### To do
Would you write out the listing verbatim and skip every picture in it?

### Supplied data
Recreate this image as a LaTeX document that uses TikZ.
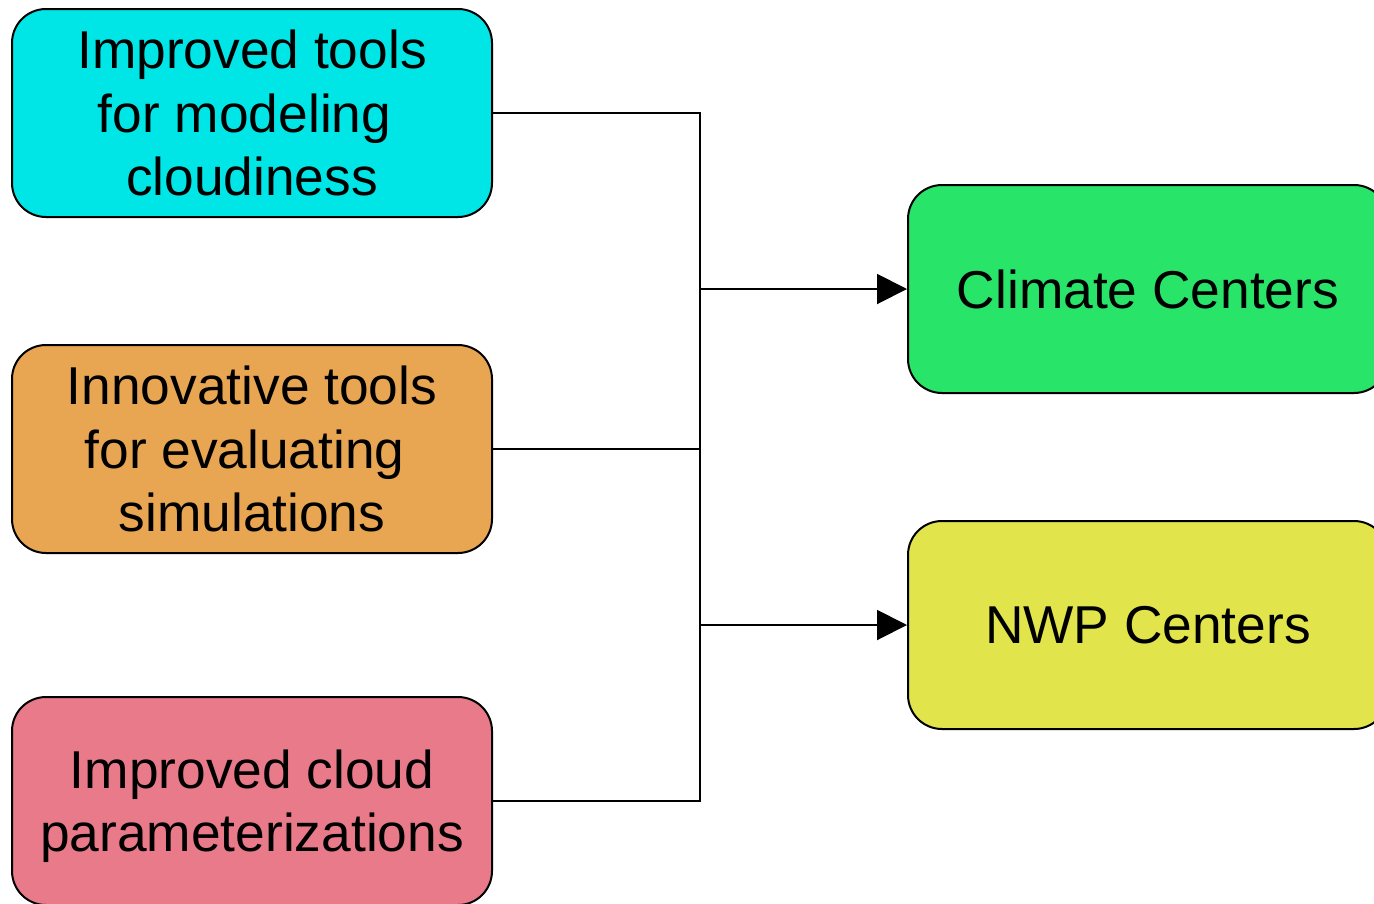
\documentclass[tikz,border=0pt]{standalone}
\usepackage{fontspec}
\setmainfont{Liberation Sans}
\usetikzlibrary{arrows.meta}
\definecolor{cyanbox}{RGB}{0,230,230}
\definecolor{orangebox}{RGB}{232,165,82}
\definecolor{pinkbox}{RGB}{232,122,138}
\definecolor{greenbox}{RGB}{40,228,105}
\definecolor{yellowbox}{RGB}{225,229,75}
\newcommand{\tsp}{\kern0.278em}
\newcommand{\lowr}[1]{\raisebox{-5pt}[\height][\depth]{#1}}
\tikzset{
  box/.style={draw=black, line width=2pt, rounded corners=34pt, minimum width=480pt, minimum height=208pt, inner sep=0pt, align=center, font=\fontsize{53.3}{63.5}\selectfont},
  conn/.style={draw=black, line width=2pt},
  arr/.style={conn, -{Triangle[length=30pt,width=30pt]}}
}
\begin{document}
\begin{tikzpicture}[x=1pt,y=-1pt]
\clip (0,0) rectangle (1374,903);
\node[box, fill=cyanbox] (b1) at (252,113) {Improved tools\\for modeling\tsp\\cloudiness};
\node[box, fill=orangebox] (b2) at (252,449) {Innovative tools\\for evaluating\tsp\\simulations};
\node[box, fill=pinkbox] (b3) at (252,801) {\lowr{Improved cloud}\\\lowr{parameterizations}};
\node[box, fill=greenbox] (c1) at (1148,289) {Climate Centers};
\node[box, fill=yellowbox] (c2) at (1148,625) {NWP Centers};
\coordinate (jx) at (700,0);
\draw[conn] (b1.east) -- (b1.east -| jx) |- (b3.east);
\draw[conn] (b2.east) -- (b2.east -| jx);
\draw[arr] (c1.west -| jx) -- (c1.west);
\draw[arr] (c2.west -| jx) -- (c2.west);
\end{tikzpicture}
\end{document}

### Correct output
Recreate this image as a LaTeX document that uses TikZ.
\documentclass[tikz,border=0pt]{standalone}
\usepackage{fontspec}
\setmainfont{Liberation Sans}
\usetikzlibrary{arrows.meta}
\definecolor{cyanbox}{RGB}{0,230,230}
\definecolor{orangebox}{RGB}{232,165,82}
\definecolor{pinkbox}{RGB}{232,122,138}
\definecolor{greenbox}{RGB}{40,228,105}
\definecolor{yellowbox}{RGB}{225,229,75}
\newcommand{\tsp}{\kern0.278em}
\newcommand{\lowr}[1]{\raisebox{-5pt}[\height][\depth]{#1}}
\tikzset{
  box/.style={draw=black, line width=2pt, rounded corners=34pt, minimum width=480pt, minimum height=208pt, inner sep=0pt, align=center, font=\fontsize{53.3}{63.5}\selectfont},
  conn/.style={draw=black, line width=2pt},
  arr/.style={conn, -{Triangle[length=30pt,width=30pt]}}
}
\begin{document}
\begin{tikzpicture}[x=1pt,y=-1pt]
\clip (0,0) rectangle (1374,903);
\node[box, fill=cyanbox] (b1) at (252,113) {Improved tools\\for modeling\tsp\\cloudiness};
\node[box, fill=orangebox] (b2) at (252,449) {Innovative tools\\for evaluating\tsp\\simulations};
\node[box, fill=pinkbox] (b3) at (252,801) {\lowr{Improved cloud}\\\lowr{parameterizations}};
\node[box, fill=greenbox] (c1) at (1148,289) {Climate Centers};
\node[box, fill=yellowbox] (c2) at (1148,625) {NWP Centers};
\coordinate (jx) at (700,0);
\draw[conn] (b1.east) -- (b1.east -| jx) |- (b3.east);
\draw[conn] (b2.east) -- (b2.east -| jx);
\draw[arr] (c1.west -| jx) -- (c1.west);
\draw[arr] (c2.west -| jx) -- (c2.west);
\end{tikzpicture}
\end{document}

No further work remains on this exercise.